The fundamentals that underpinned its stellar performance are unchanged. Rock-bottom interest rates in many regions and unprecedented economic stimulus from governments and central banks have stoked worries of inflation, which plays to gold’s strengths. Adding to its appeal as a store of value is the continuing uncertainty caused by the Covid-19 pandemic.
As Mike Osterholm, director of the Center for Infectious Disease Research and Policy at the University of Minnesota in the US, warned back in May: “The idea that this is going to be done soon defies microbiology.”
Such times favour a safe haven asset such as gold. “Gold is becoming attractive in this environment where uncertainty is very high, growth is expected to weaken, and at the same time you have negative real rates which make gold attractive to hold as a diversifier in investor portfolios,” UBS investment bank strategist Joni Teves commented as lockdown gripped.
The number of asset managers joining its fan club, managing the economic and financial risks inflicted by the pandemic with an increased allocation to the precious metal, suggests that many think gold has still further to run. Some of these investors such as Pimco come from unexpected corners of the industry. It manages US$1.9tr in assets and has not hitherto been known as a fan of gold.
Pimco’s asset allocation specialist Geraldine Sundstrom said recently: “We need to diversify our diversifier and look for a safe haven beyond government bonds. Given Pimco’s view that rates will be kept very low for years to come causing depressed levels of real yield, gold feels like an appropriate diversifier.”
As the World Gold Council’s head of research Juan Carlo Artigas observes, one or two classic objections have fallen away. “The idea that gold incurs an opportunity cost because of its lack of yield doesn’t apply with bond rates so low,” he says.
So, what next for gold? Answering that question depends on how you expect the world’s economies to recover.
RWC Partners portfolio manager Charles Crowson, who manages a defensive growth fund, says he expects deflation followed by inflation over the next five years or so. But he sees gold as well placed to mitigate such a scenario. “In short, gold can react well in a deflationary environment – and in fact it has done very well lately – but it can also outperform, as we transition from a deflationary to an inflationary period,” he explains.
Bank of America Merrill Lynch, as well as Goldman Sachs and other major banks, has been bullish on gold. In August, it said it expected the gold price to hit US$3,000 an ounce in 2022, given persistent negative real interest rates, inflationary pressures and US dollar weakness.
Reflecting the tide of opinion, the Swiss private bank Lombard Odier has adapted its strategic approach to create dedicated exposure to gold for its clients.
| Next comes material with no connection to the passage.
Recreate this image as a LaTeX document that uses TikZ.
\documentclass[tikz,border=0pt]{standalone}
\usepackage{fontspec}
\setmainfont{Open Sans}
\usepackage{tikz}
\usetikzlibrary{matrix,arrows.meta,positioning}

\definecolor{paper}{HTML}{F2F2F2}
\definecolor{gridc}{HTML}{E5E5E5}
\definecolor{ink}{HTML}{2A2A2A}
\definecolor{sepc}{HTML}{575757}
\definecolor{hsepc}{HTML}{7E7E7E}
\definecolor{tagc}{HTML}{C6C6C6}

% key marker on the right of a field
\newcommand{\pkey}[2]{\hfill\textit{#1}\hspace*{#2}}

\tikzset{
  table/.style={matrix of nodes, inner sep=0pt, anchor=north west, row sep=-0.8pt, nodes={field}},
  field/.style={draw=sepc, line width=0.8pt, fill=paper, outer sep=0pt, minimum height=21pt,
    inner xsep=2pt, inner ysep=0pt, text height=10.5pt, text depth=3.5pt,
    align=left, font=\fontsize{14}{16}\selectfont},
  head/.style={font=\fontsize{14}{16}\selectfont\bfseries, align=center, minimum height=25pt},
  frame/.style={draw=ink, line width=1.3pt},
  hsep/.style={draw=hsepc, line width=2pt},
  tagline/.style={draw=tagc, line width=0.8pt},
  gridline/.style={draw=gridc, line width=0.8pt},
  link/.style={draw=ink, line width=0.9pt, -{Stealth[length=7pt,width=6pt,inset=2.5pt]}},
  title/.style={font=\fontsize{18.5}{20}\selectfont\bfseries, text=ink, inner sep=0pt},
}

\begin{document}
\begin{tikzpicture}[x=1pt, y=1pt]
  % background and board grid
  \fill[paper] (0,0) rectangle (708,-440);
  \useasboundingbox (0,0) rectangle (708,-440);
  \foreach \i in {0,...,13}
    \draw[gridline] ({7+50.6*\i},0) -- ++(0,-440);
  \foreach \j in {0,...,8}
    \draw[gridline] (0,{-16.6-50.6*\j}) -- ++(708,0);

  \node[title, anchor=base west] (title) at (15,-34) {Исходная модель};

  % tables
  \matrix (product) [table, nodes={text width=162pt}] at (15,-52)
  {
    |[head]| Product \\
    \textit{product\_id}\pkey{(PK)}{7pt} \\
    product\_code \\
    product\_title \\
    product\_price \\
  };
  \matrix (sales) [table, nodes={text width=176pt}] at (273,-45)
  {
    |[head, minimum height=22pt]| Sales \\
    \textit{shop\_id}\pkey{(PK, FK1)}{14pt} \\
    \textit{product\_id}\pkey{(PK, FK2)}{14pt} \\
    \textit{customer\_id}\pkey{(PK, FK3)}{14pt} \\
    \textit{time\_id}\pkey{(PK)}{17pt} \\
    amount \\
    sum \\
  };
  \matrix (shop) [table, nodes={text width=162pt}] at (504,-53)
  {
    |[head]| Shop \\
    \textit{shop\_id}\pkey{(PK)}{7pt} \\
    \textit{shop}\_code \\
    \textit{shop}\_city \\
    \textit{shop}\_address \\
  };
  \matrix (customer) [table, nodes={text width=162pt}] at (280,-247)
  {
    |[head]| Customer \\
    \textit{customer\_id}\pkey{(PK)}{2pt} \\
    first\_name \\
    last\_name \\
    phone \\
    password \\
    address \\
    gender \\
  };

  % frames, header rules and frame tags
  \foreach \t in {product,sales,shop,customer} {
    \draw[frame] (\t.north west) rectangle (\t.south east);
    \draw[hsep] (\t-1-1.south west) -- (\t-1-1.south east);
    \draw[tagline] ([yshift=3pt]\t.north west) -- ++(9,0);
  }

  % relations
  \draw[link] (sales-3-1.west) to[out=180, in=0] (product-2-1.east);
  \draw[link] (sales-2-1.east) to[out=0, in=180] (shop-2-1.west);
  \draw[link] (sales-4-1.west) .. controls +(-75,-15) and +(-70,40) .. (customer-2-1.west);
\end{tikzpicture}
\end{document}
Its chief investment officer, Stéphane Monier, noted recently that the outlook for gold depended on the continued shift from physical consumption to financial demand from investors.
“If, as we fully expect, the low-to-negative yield environment persists in line with sluggish post-pandemic global growth, this financial demand will likely offset the weak consumer demand for gold,” he said.
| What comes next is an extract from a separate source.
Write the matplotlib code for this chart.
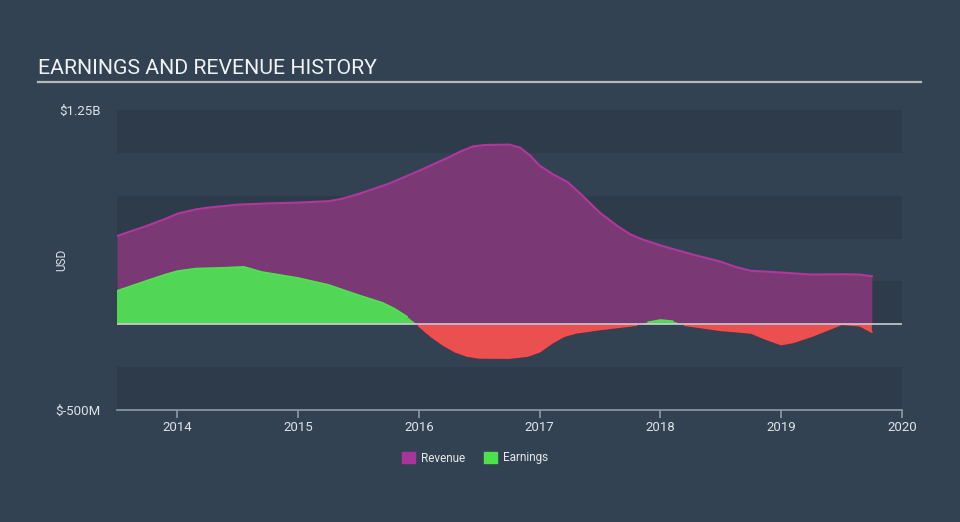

James Steel, chief precious metals analyst with HSBC, expects gold to be well supported into 2021 on the back of “the perceived need for a ‘safe haven’, even in the event of economic recovery”.
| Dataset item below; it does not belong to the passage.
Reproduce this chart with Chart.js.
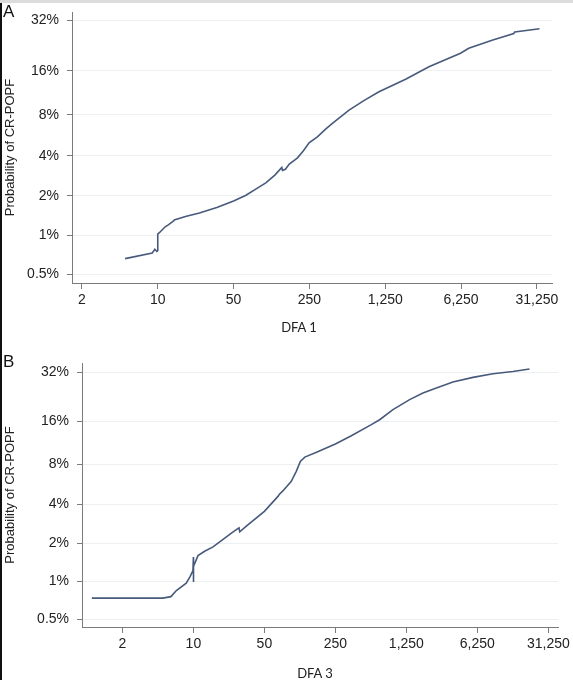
<!DOCTYPE html>
<html>
<head>
<meta charset="utf-8">
<title>Probability of CR-POPF by DFA</title>
<script src="https://cdn.jsdelivr.net/npm/chart.js@4.4.1/dist/chart.umd.min.js"></script>
<style>
  body { margin: 0; background: #fff; width: 573px; height: 680px; position: relative; overflow: hidden;
         font-family: "Liberation Sans", Arial, sans-serif; }
  #topbar { position: absolute; left: 0; top: 0; width: 573px; height: 3px; background: #dcdcdc; }
  #leftbar { position: absolute; left: 0; top: 3px; width: 2px; height: 677px; background: #111; }
  .panel { position: absolute; left: 0; width: 573px; height: 340px; }
  .tag { position: absolute; left: 3px; font-size: 17px; color: #111; line-height: 1; }
  .xtitle { position: absolute; font-family: Lato, "Open Sans", sans-serif; font-size: 13px; color: #222;
            transform: translate(-50%, -50%); white-space: nowrap; }
</style>
</head>
<body>
<div id="topbar"></div>
<div id="leftbar"></div>

<div class="panel" style="top:0"><canvas id="chartA"></canvas></div>
<div class="panel" style="top:340px"><canvas id="chartB"></canvas></div>

<div class="tag" style="top:3px">A</div>
<div class="tag" style="top:353px">B</div>
<div class="xtitle" style="left:299px; top:327px">DFA 1</div>
<div class="xtitle" style="left:315px; top:673px">DFA 3</div>

<script>
// panel A : DFA 1 (x) vs probability in % (y)
const dfa1X = [5.0, 8.9, 9.4, 9.8, 10.0, 10.0, 10.4, 11.7, 12.5, 13.9, 14.2, 18, 24.2, 35, 50, 65, 80, 99,
               120, 139, 141, 150, 163, 194, 220, 248, 296, 350, 407, 579, 800, 1093, 1925, 3157, 6170,
               7350, 12050, 19100, 19500, 32980];
const dfa1P = [0.66, 0.73, 0.78, 0.75, 0.76, 1.02, 1.05, 1.16, 1.20, 1.28, 1.31, 1.39, 1.48, 1.63, 1.83, 2.02,
               2.25, 2.51, 2.87, 3.28, 3.12, 3.18, 3.48, 3.87, 4.37, 5.0, 5.54, 6.27, 6.93, 8.64, 10.1, 11.6,
               14.1, 17.0, 20.7, 22.2, 24.8, 27.1, 27.6, 28.8];

// panel B : DFA 3
const dfa3X = [1.0, 5.0, 6.0, 6.8, 8.5, 9.3, 9.9, 10.0, 10.0, 10.05, 11.1, 12.9, 15.6, 24.6, 28.1, 28.6, 33.2,
               50, 68, 70, 76, 92, 103, 113, 125, 163, 250, 359, 565, 682, 922, 1346, 1820, 2467, 3590,
               5660, 8900, 14000, 20400];
const dfa3P = [0.74, 0.74, 0.76, 0.85, 0.97, 1.10, 1.22, 1.56, 0.99, 1.32, 1.60, 1.73, 1.87, 2.45, 2.63, 2.45,
               2.71, 3.53, 4.59, 4.75, 5.05, 5.97, 7.08, 8.38, 9.0, 9.74, 11.17, 12.77, 15.2, 16.4, 19.1, 22.1,
               24.25, 26.0, 28.15, 29.9, 31.3, 32.2, 33.2];

const xTicks = [2, 10, 50, 250, 1250, 6250, 31250];
const xTickLabels = ["2", "10", "50", "250", "1,250", "6,250", "31,250"];
const yTicks = [0.5, 1, 2, 4, 8, 16, 32];
const yTickLabels = ["0.5%", "1%", "2%", "4%", "8%", "16%", "32%"];

const lineColor = "#475a7b";
const axisColor = "#7b7b7b";
const gridColor = "#edf0f3";
const tickFont = { family: "'Liberation Sans', Arial, sans-serif", size: 14 };

// y axis is on a logit scale
function logit(pct) {
  const p = pct / 100;
  return Math.log(p / (1 - p));
}

function makeChart(id, xs, ps, o) {
  const pts = xs.map((x, i) => ({ x: x, y: logit(ps[i]) }));
  return new Chart(document.getElementById(id), {
    type: "line",
    data: {
      datasets: [{
        data: pts,
        borderColor: lineColor,
        borderWidth: 1.6,
        pointRadius: 0,
        tension: 0,
        fill: false
      }]
    },
    options: {
      responsive: true,
      maintainAspectRatio: false,
      animation: false,
      layout: { padding: { top: o.padTop, right: o.padRight, left: 0, bottom: 0 } },
      plugins: { legend: { display: false }, tooltip: { enabled: false } },
      scales: {
        x: {
          type: "logarithmic",
          min: o.xMin,
          max: o.xMax,
          afterBuildTicks: s => { s.ticks = xTicks.map(v => ({ value: v })); },
          afterFit: s => { s.height = o.xHeight; s.paddingLeft = 0; s.paddingRight = 0; },
          ticks: {
            autoSkip: false, maxRotation: 0, padding: 3,
            color: "#222", font: tickFont,
            callback: (v, i) => xTickLabels[i]
          },
          grid: { drawOnChartArea: false, tickLength: 6, tickColor: axisColor },
          border: { display: true, color: axisColor, width: 1 }
        },
        y: {
          type: "linear",
          min: logit(o.yMin),
          max: logit(o.yMax),
          afterBuildTicks: s => { s.ticks = yTicks.map(v => ({ value: logit(v) })); },
          afterFit: s => { s.width = o.yWidth; s.paddingTop = 0; s.paddingBottom = 0; },
          ticks: {
            autoSkip: false, padding: 8,
            color: "#222", font: tickFont,
            callback: (v, i) => yTickLabels[i]
          },
          grid: { color: gridColor, lineWidth: 1, tickLength: 5, tickColor: axisColor },
          border: { display: true, color: axisColor, width: 1 },
          title: {
            display: true,
            text: "Probability of CR-POPF",
            color: "#222",
            font: { family: "'Liberation Sans', Arial, sans-serif", size: 13 },
            padding: { top: 3, bottom: 0 }
          }
        }
      }
    }
  });
}

makeChart("chartA", dfa1X, dfa1P, {
  xMin: 1.62, xMax: 43000, yMin: 0.428, yMax: 35.3,
  padTop: 12, padRight: 21, yWidth: 72, xHeight: 57
});

makeChart("chartB", dfa3X, dfa3P, {
  xMin: 0.8, xMax: 38900, yMin: 0.437, yMax: 35.7,
  padTop: 23, padRight: 15, yWidth: 82, xHeight: 53
});
</script>
</body>
</html>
Then, of course, there is the US presidential election to throw into the mix. That means more uncertainty as we wait for a definitive result, but Peter Grosskopf, CEO of Toronto-based Sprott Inc, an asset manager specialising in precious metals, thinks gold could get an added boost from a Democrat victory. If elected, some expect Joe Biden to raise taxes and increase spending. “Equities will look relatively less attractive and the deficit will continue to spiral even higher,” says Grosskopf. “Gold tracks well against that as a hedge.”
But back to the uncertain economic outlook. Speaking this summer, Artigas noted that, “Expectations of a V-shaped recovery are morphing into the idea of a U-shaped recovery, or more likely a W-shaped recovery. But, of course, we just don’t know.”
Nobody knows, so the World Gold Council prefers to apply methodology to the matter. It won’t forecast the price of gold, but its web-based quantitative tool Qaurum can model any number of scenarios to see how the precious metal might behave.
Its mid-year modelling of four scenarios provided by Oxford Economics – from swift recovery to deep recession – indicates that higher risk and uncertainty combined with lower opportunity cost are likely to support gold investment demand through 2020. Thereafter, gold’s behaviour might depend on the speed of the recovery and the duration of monetary policy and fiscal stimuli.
Whichever way you look at the picture, the kind of good news that might promote risk-on investing, thus reining back gold’s performance, is in palpably short supply.